With any first experience, mistakes are bound to happen as you tread unfamiliar territory. As Atlanta’s real estate sizzles, the inventory crunch eases and mortgage lenders begin to ease underwriting standards, more hopeful homebuyers are taking the plunge into buying their first home.
Buying your first home can be a daunting task. Because the stakes are so high, one bad mistake can be financially and emotionally devastating. Luckily for today’s first-time homebuyers, there is a wealth of online information to help you avoid the typical pitfalls of buying a home and help you learn from others’ past mistakes. We discuss some of the top mistakes new home buyers make, many of which can be avoided by planning responsibly for the future and not allowing yourself to get too swept up in the thrill of making your first home purchase.
Forgoing Home Inspection
According to the American Society of Home Inspectors, 10 percent of newly purchased homes aren’t inspected. A $500 two-hour inspection (a rough estimate) can save thousands of dollars in damages later while educating you about the home under consideration.
It’s important to remember that a home on the market has been “spruced up” to accentuate its best features and minimize its potential flaws. You need to make certain that the things you don’t see are in good working order. To protect yourself, it’s wise to make the purchase of the home contingent on your approval of the home inspection report. Learning upfront about water damage in the attic, foundation cracks, gas leaks or that the AC unit is about to go will offer you more leverage when making an offer.
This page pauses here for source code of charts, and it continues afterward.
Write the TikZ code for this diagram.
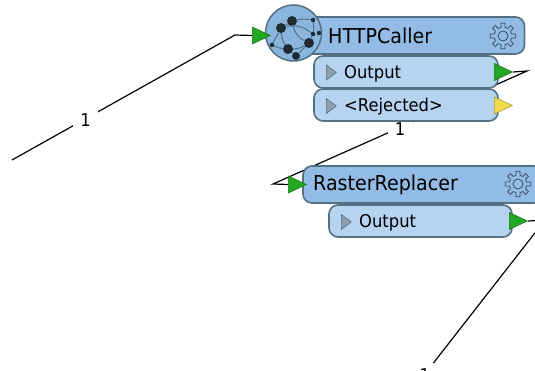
\documentclass[tikz,border=0pt]{standalone}
\usepackage{fontspec}
\setmainfont[FakeStretch=0.93]{DejaVu Sans}
\usepackage[dvipsnames]{xcolor}
\usetikzlibrary{shapes.geometric}
\pgfdeclarelayer{wires}
\pgfsetlayers{wires,main}
\definecolor{bodyblue}{HTML}{92BCE5}
\definecolor{pillblue}{HTML}{B6D3F0}
\definecolor{edgegrey}{HTML}{557083}
\definecolor{geargrey}{HTML}{3F4F5C}
\definecolor{portgreen}{HTML}{22A822}
\definecolor{portyellow}{HTML}{EFDC4A}
\definecolor{arrowgrey}{HTML}{8E9FB0}
\definecolor{globeblue}{HTML}{8AB6DE}
\definecolor{dotblack}{HTML}{1F2A33}
\tikzset{
    body box/.style={draw=edgegrey, line width=1.6pt, fill=bodyblue, rounded corners=9pt, inner sep=0pt},
    pill box/.style={draw=edgegrey, line width=1.6pt, fill=pillblue, rounded corners=9pt, inner sep=0pt},
    title text/.style={anchor=west, inner sep=0pt, font=\fontsize{20.5}{20.5}\selectfont},
    pill text/.style={anchor=west, inner sep=0pt, font=\fontsize{17.6}{17.6}\selectfont},
    port/.style={shape=isosceles triangle, isosceles triangle stretches, anchor=lower side, minimum width=17pt, minimum height=18pt, inner sep=0pt, draw=#1!70!black, fill=#1, line width=0.6pt},
    open mark/.style={shape=isosceles triangle, isosceles triangle stretches, anchor=lower side, minimum width=15pt, minimum height=10pt, inner sep=0pt, draw=edgegrey, fill=arrowgrey, line width=0.6pt},
    wire/.style={line width=1.2pt},
    count label/.style={fill=white, inner sep=0pt, minimum size=25pt, yshift=-1.5pt, font=\fontsize{17.6}{17.6}\selectfont},
    big dot/.style={circle, fill=dotblack, inner sep=0pt, minimum size=10pt},
    small dot/.style={circle, fill=dotblack, inner sep=0pt, minimum size=4.5pt},
    web line/.style={edgegrey, line width=1pt},
    gear icon/.pic={
        \foreach \a in {0,45,...,315} {
            \draw[geargrey, line width=0.8pt, line join=round] (\a-22.5:8.6) -- (\a-12:9.2) -- (\a-9:13) -- (\a+9:13) -- (\a+12:9.2) -- (\a+22.5:8.6);
        }
        \draw[geargrey, line width=0.8pt] (0,0) circle (5);
    }
}

\begin{document}
\begin{tikzpicture}[x=1pt, y=-1pt]

    \path[use as bounding box] (0,0) rectangle (535,371);

    \coordinate (start1) at (12,160);
    \coordinate (bend1) at (235,35);
    \coordinate (bend2) at (527,71);
    \coordinate (bend3) at (273,184);
    \coordinate (bend4) at (545,220);
    \coordinate (end3) at (410,393);

    % HTTPCaller
    \node[pill box, minimum width=184pt, minimum height=32pt] (output1) at (406,72) {};
    \node[pill box, minimum width=184pt, minimum height=32pt] (rejected1) at (406,105) {};
    \node[body box, minimum width=225pt, minimum height=37pt] (http) at (412,35.5) {};
    \node[title text] (httptitle) at (328,35.5) {HTTPCaller};
    \node[open mark] (mark1) at (326,72.5) {};
    \node[pill text] (outputtext1) at (344,74) {Output};
    \node[open mark] (mark2) at (326,106) {};
    \node[pill text] (rejectedtext1) at (344,107) {<Rejected>};
    \pic at (503,36) {gear icon};

    \node[circle, draw=edgegrey, line width=1.5pt, fill=globeblue, minimum size=56pt, inner sep=0pt] (globe) at (293.5,33) {};
    \node[big dot] (web1) at (281,28) {};
    \node[big dot] (web2) at (292,21) {};
    \node[big dot] (web3) at (288,49) {};
    \node[big dot] (web4) at (309,43) {};
    \node[big dot, minimum size=8pt] (web5) at (296,56) {};
    \node[small dot] (web6) at (313,20) {};
    \node[small dot] (web7) at (313,34) {};
    \node[small dot] (web8) at (319,33) {};
    \node[small dot] (web9) at (272,45) {};
    \draw[web line] (web1) to (web2);
    \draw[web line] (web2) to[bend left=10] (web6);
    \draw[web line] (web1) to[bend left=25] (web7);
    \draw[web line] (web2) to[bend right=25] (web4);
    \draw[web line] (web6) to (web7);
    \draw[web line] (web7) to (web4);
    \draw[web line] (web4) to (web5);
    \draw[web line] (web3) to (web5);
    \draw[web line] (web9) to[bend right=10] (web3);
    \draw[web line] (web3) to[bend right=15] (web4);
    \draw[web line] (web1) to[bend right=15] (web3);
    \draw[web line] (web9) to (web1);

    % RasterReplacer
    \node[pill box, minimum width=183pt, minimum height=32pt] (output2) at (420.5,221) {};
    \node[body box, minimum width=240pt, minimum height=37pt] (raster) at (423,184.5) {};
    \node[title text] (rastertitle) at (313,184.5) {RasterReplacer};
    \node[open mark] (mark3) at (341,222) {};
    \node[pill text] (outputtext2) at (359,222.5) {Output};
    \pic at (518,184) {gear icon};

    % ports
    \node[port=portgreen] (in1) at (252,35.5) {};
    \node[port=portgreen] (out1) at (494,72) {};
    \node[port=portyellow] (reject1) at (494,105.5) {};
    \node[port=portgreen] (in2) at (288,184.5) {};
    \node[port=portgreen] (out2) at (509,221) {};

    % connectors go under the boxes
    \begin{pgfonlayer}{wires}
        \draw[wire] (start1) to node[count label, pos=0.33] (count1) {1} (bend1) to (in1.lower side);
        \draw[wire] (out1.apex) to (bend2) to node[count label, pos=0.5] (count2) {1} (bend3) to (in2.lower side);
        \draw[wire] (out2.apex) to (bend4) to node[count label, pos=0.89] (count3) {1} (end3);
    \end{pgfonlayer}

\end{tikzpicture}
\end{document}
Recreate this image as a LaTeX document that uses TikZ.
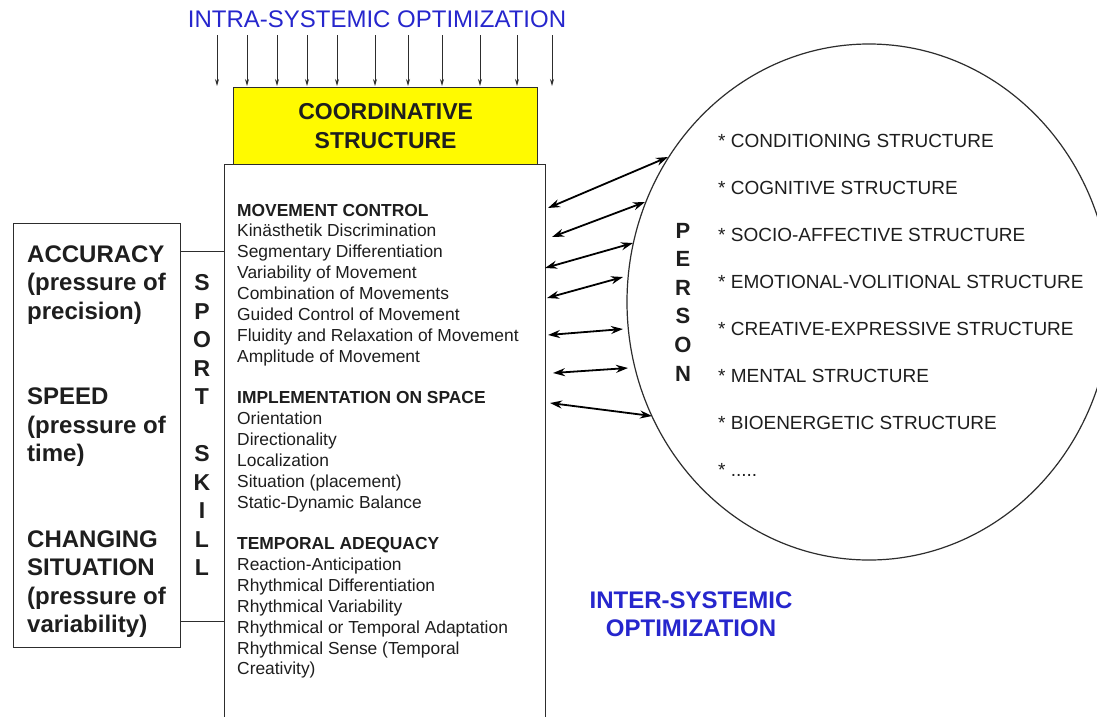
\documentclass[tikz,border=0pt]{standalone}
\usepackage{fontspec}
\setmainfont{Liberation Sans}
\usetikzlibrary{arrows.meta,shapes.geometric}
\definecolor{titleblue}{RGB}{38,38,205}
\definecolor{edgegray}{RGB}{45,45,45}
\definecolor{boxyellow}{RGB}{255,250,0}
\definecolor{txtgray}{RGB}{30,30,30}
\begin{document}
\begin{tikzpicture}[x=1pt,y=-1pt,
  box/.style={draw=edgegray,line width=1.3pt,rectangle,inner sep=0pt},
  lefttxt/.style={font=\fontsize{24}{28.5}\selectfont\bfseries,anchor=base west,inner sep=0pt,text=txtgray},
  sportltr/.style={font=\fontsize{23}{28.5}\selectfont\bfseries,anchor=base,inner sep=0pt,text=txtgray},
  maintxt/.style={font=\fontsize{17.4}{20.9}\selectfont,anchor=base west,inner sep=0pt,text=txtgray},
  circtxt/.style={font=\fontsize{19}{22}\selectfont,anchor=base west,inner sep=0pt,text=txtgray},
  personltr/.style={font=\fontsize{22}{26}\selectfont\bfseries,anchor=base,inner sep=0pt,text=txtgray},
  intraarrow/.style={draw=edgegray,line width=0.9pt,-{Stealth[length=7pt,width=4pt]}},
  linkarrow/.style={draw=black,line width=1.8pt,{Stealth[length=12pt,width=8pt]}-{Stealth[length=12pt,width=8pt]}}
]
\clip (0,0) rectangle (1097,716);
\fill[white] (0,0) rectangle (1097,716);

% title
\node[font=\fontsize{24}{28}\selectfont,text=titleblue,anchor=base,inner sep=0pt] (intra) at (377,27) {INTRA-SYSTEMIC OPTIMIZATION};

% intra arrows
\foreach \x [count=\i] in {217,247,277,307,337,375,408,442,480,517,552} {
  \coordinate (ia\i) at (\x,35);
  \coordinate (ib\i) at (\x,86);
  \draw[intraarrow] (ia\i) -- (ib\i);
}

% main box (extends beyond the bottom edge)
\node[box,anchor=north west,minimum width=321pt,minimum height=600pt] (mainbox) at (224,164) {};

% yellow box
\node[box,fill=boxyellow,anchor=north west,minimum width=304pt,minimum height=77pt] (coord) at (233,87) {};
\node[font=\fontsize{23}{29}\selectfont\bfseries,align=center,inner sep=0pt,text=txtgray] (coordtxt) at (coord.center) {COORDINATIVE\\STRUCTURE};

% left boxes
\node[box,anchor=north west,minimum width=167pt,minimum height=424pt] (leftbox) at (13,223) {};
\node[box,anchor=north west,minimum width=44pt,minimum height=370pt] (sportbox) at (180,251) {};

% left texts
\foreach \k/\t in {0/ACCURACY,1/{(pressure of},2/{precision)},5/SPEED,6/{(pressure of},7/{time)},10/CHANGING,11/SITUATION,12/{(pressure of},13/{variability)}} {
  \node[lefttxt] (l\k) at (27,262+28.5*\k) {\t};
}

% sport skill letters
\foreach \k/\t in {1/S,2/P,3/O,4/R,5/T,7/S,8/K,9/I,10/L,11/L} {
  \node[sportltr] (s\k) at (202,262+28.5*\k) {\t};
}

% main box text
\foreach \k/\t in {0/{\bfseries MOVEMENT CONTROL},1/{Kinästhetik Discrimination},2/{Segmentary Differentiation},3/{Variability of Movement},4/{Combination of Movements},5/{Guided Control of Movement},6/{Fluidity and Relaxation of Movement},7/{Amplitude of Movement},9/{\bfseries IMPLEMENTATION ON SPACE},10/{Orientation},11/{Directionality},12/{Localization},13/{Situation (placement)},14/{Static-Dynamic Balance},16/{\bfseries TEMPORAL ADEQUACY},17/{Reaction-Anticipation},18/{Rhythmical Differentiation},19/{Rhythmical Variability},20/{Rhythmical or Temporal Adaptation},21/{Rhythmical Sense (Temporal},22/{Creativity)}} {
  \node[maintxt] (m\k) at (237,216+20.86*\k) {\t};
}

% person ellipse
\node[draw=edgegray,line width=1.2pt,ellipse,inner sep=0pt,minimum width=484pt,minimum height=516pt] (person) at (869,302) {};

% circle texts
\foreach \k/\t in {0/{* CONDITIONING STRUCTURE},1/{* COGNITIVE STRUCTURE},2/{* SOCIO-AFFECTIVE STRUCTURE},3/{* EMOTIONAL-VOLITIONAL STRUCTURE},4/{* CREATIVE-EXPRESSIVE STRUCTURE},5/{* MENTAL STRUCTURE},6/{* BIOENERGETIC STRUCTURE},7/{* .....}} {
  \node[circtxt] (c\k) at (718,147+47.1*\k) {\t};
}

% PERSON letters
\foreach \k/\t in {0/P,1/E,2/R,3/S,4/O,5/N} {
  \node[personltr] (p\k) at (683,238+28.6*\k) {\t};
}

% link arrows
\coordinate (a1) at (548,208); \coordinate (b1) at (668,157);
\coordinate (a2) at (552,237); \coordinate (b2) at (645,202);
\coordinate (a3) at (545,268); \coordinate (b3) at (633,243);
\coordinate (a4) at (547,298); \coordinate (b4) at (623,277);
\coordinate (a5) at (548,335); \coordinate (b5) at (623,329);
\coordinate (a6) at (553,373); \coordinate (b6) at (628,368);
\coordinate (a7) at (550,403); \coordinate (b7) at (652,416);
\foreach \i in {1,...,7} { \draw[linkarrow] (a\i) -- (b\i); }

% inter-systemic label
\node[font=\fontsize{24}{28}\selectfont\bfseries,text=titleblue,align=center,inner sep=0pt] (inter) at (691,614) {INTER-SYSTEMIC\\OPTIMIZATION};
\end{tikzpicture}
\end{document}
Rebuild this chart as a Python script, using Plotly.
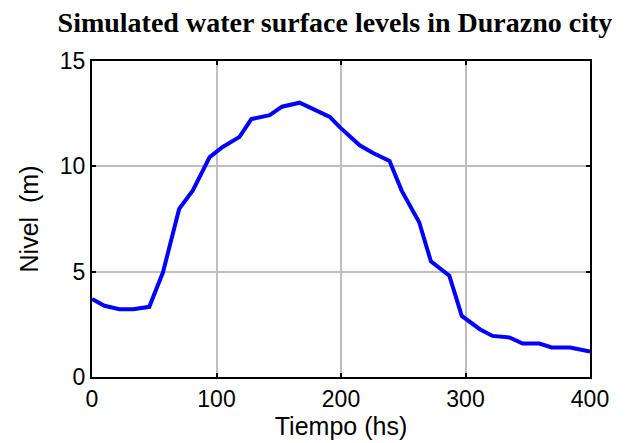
import plotly.graph_objects as go

tiempo = [0, 10, 22, 33, 46, 57, 70, 81, 94.5, 105, 118.5, 128, 142.7, 152.6, 166.8,
          178.9, 191, 199, 215, 225.7, 239, 248.6, 262.8, 272.2, 287, 297, 311.5,
          321.7, 335.7, 345.9, 359.3, 369.2, 384, 400]
nivel = [3.70, 3.38, 3.22, 3.22, 3.33, 4.97, 7.98, 8.86, 10.44, 10.92, 11.40, 12.24, 12.43,
         12.83, 13.02, 12.67, 12.35, 11.86, 11.0, 10.63, 10.25, 8.86, 7.35, 5.49, 4.81,
         2.90, 2.27, 1.95, 1.87, 1.59, 1.59, 1.40, 1.40, 1.21]

x_ticks = [0, 100, 200, 300, 400]
y_ticks = [0, 5, 10, 15]

fig = go.Figure()
fig.add_trace(go.Scatter(x=tiempo, y=nivel, mode="lines",
                         line=dict(color="#0000FF", width=4), showlegend=False))

sans = "Liberation Sans, Arial, sans-serif"
axis_common = dict(showline=True, linecolor="black", linewidth=2, mirror="ticks",
                   ticks="inside", ticklen=4, tickwidth=2, tickcolor="black",
                   showgrid=True, gridcolor="#BEBEBE", gridwidth=1.5, zeroline=False,
                   automargin=False,
                   tickfont=dict(family=sans, size=23, color="black"))

# page body has an 8px margin, so the figure is sized to fit the window
fig.update_layout(
    width=636, height=435,
    margin=dict(l=84, r=54, t=53, b=66),
    paper_bgcolor="white", plot_bgcolor="white",
    title=dict(text="<b>Simulated water surface levels in Durazno city</b>",
               x=0.078, xanchor="left", y=0.968, yanchor="middle",
               font=dict(family="Liberation Serif, serif", size=28, color="black")),
    xaxis=dict(range=[0, 400], tickvals=x_ticks, **axis_common,
               title=dict(text="Tiempo (hs)", standoff=4,
                          font=dict(family=sans, size=25, color="black"))),
    yaxis=dict(range=[0, 15], tickvals=y_ticks, **axis_common,
               title=dict(text="Nivel  (m)", standoff=14,
                          font=dict(family=sans, size=25, color="black"))),
)

fig.write_html("out.html")
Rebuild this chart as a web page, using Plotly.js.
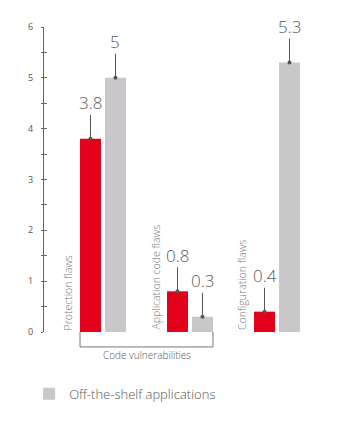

Depending on the results of the inspection report you can decide to reduce your offer, make the seller responsible for repairs or you can back out of the deal altogether.
“It takes a trained eye to be able to see the problems that can exist in a home,” said Bill Loden, president of the American Society of Home Inspectors. “The inspection can also give the first-time buyer a bit of a schooling on the house and how to maintain it.”
Too Much Online Faith
Though Zillow and Trulia ease many burdens of home shopping, some people consider the two listings websites, as the be all and end all. However, relying exclusively on the Internet for listings can give you a skewed cost of actual value. The recommended value of the property online isn’t necessarily what the seller believes it to be or even what it’s actually worth.
Online listings also can’t accurately portray neighborhood friendliness, the view from the balcony, surrounding nightlife or other factors that may be important to you.
Just like you wouldn’t solely judge a person based on their online profile, you shouldn’t base your decision about a home merely by looking at its online profile. It’s important to check out any homes of interest in person to get a true feel for what the home has to offer.
Overlooking Hidden Costs
Unfortunately, even though you feel ready to be your own landlord or purchase a home that your future children can grow up in, it doesn’t mean you’re financially ready. Homeownership costs extend far beyond monthly mortgage payments and the costs accrue even before you sign the contract. When looking at your finances, make sure you factor in closing costs, moving costs, the home inspection, escrow fees, home insurance, property taxes, costs of repairs and maintenance, possible homeowners association fees and more.
Buying a home shouldn’t be a financial strain and stressor. The purchase of a new home should be an exciting experience that ultimately elevates the quality of your life while serving as an investment in your future. Before you take the plunge, take the time to avoid common pitfalls and factor in all financial aspects to avoid drowning in stress and debt.